Sunday service will honor black Union soldier
Published 12:00 am Friday, December 1, 2000
A journey that began nearly five years ago will culminate Sunday in Utica with a memorial service at the burial site of a veteran of the U.S. Army.
The story of this soldier begins 156 years ago in Bourbon County, Ky., where Tom Scott was born into slavery.
“My goal, for me and my family, is to help bridge the gap between slavery and freedom,” said Marie Davenport, whose research has identified her to be Scott’s great-granddaughter.
Davenport, who has been a federal employee working in Europe, said her series of discoveries began with her own grandmother, Bettie Scott Davenport, who told her tales of her “Pappy” who had run away as a child and later joined in the fight for his own freedom.
Little is known about the life of Scott before the Civil War because few records of slaves were kept. The handful of facts Davenport has gathered after years of research are that her ancestor was born in 1844, was owned by James Scott and he worked on a horse farm in Kentucky.
“Prior to 1864, I don’t know anything about him,” Davenport said.
It was that year that Army recruiting officer Capt. James Fidler began signing up blacks from his office in Lebanon, Ky., for the war. Scott was one of about 600 men who joined the newly formed U.S. 5th Colored Cavalry.
Like the vast majority of former slaves who served in the Union Army, Scott could not read or write. To serve as a sergeant or even a corporal, a man had to be able to read written orders, leaving Scott a private for his two years of service.
The 5th Colored Cavalry was given three months in a “camp of instruction.” Upon graduation they were issued untrained horses and Enfield single-shot rifles and soon sent into what would be one of the worst battlefield atrocities of the Civil War.
“They weren’t prepared or trained, but they knew this was an opportunity to obtain their freedom,” Davenport said.
On Oct. 1, under the command of U.S. Maj. Gen. Steven Gano Burbridge, the men of the 5th Colored Cavalry headed into their first major battle at Saltville, in the mountains of southwest Virginia. For two days, the fighting was fierce and many wounded were left on the battlefield.
Scott survived what would later be known as the Saltville Massacre after a Confederate company of ruffians sought out and slaughtered wounded black soldiers and dumped the bodies in a shallow ditch.
Scott would participate in five other major battles before the end of the war.

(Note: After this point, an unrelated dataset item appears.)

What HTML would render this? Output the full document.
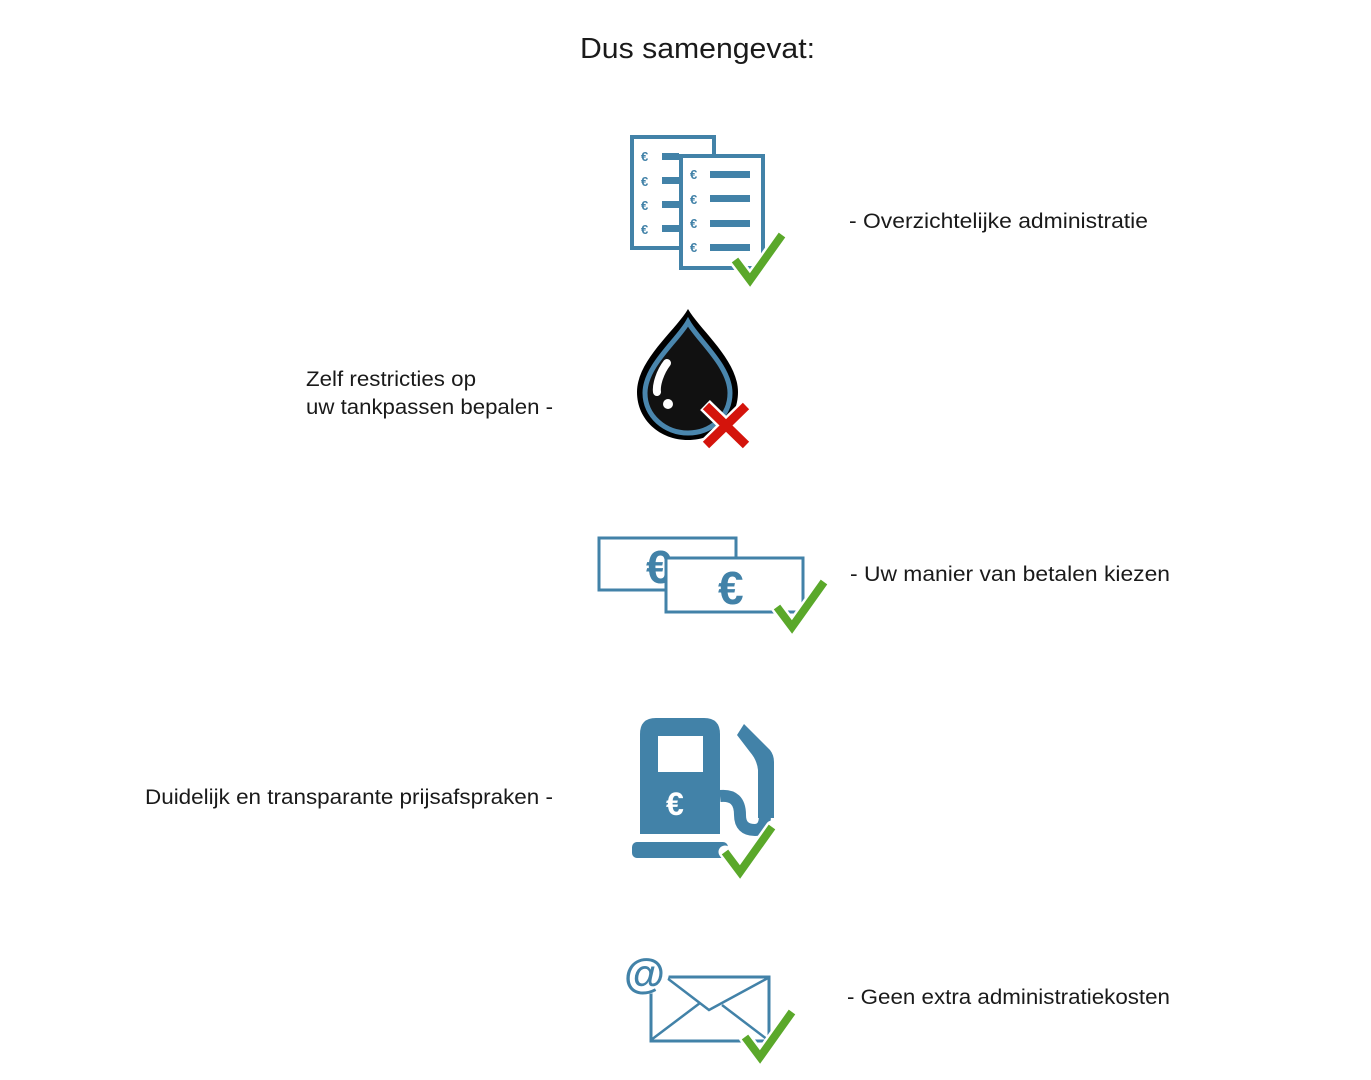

After the war, Scott moved to Rocky Springs where he became one of the first blacks to own land in the community southeast of Vicksburg in Claiborne County. He spent the rest of his days working his farm of cotton and horses.
“I think he came to Mississippi because he had family here,” Davenport said. “I wish I knew.”
On Aug. 19, 1925, Scott was buried without military honors or a permanent headstone in the cemetery adjacent to the Second Union Baptist Church, where records say he attended and served as a deacon. On Sunday, a permanent marker will be placed in the cemetery.
As for the rest of Scott’s life, “I’m still searching,” Davenport said. “It’s not over yet.”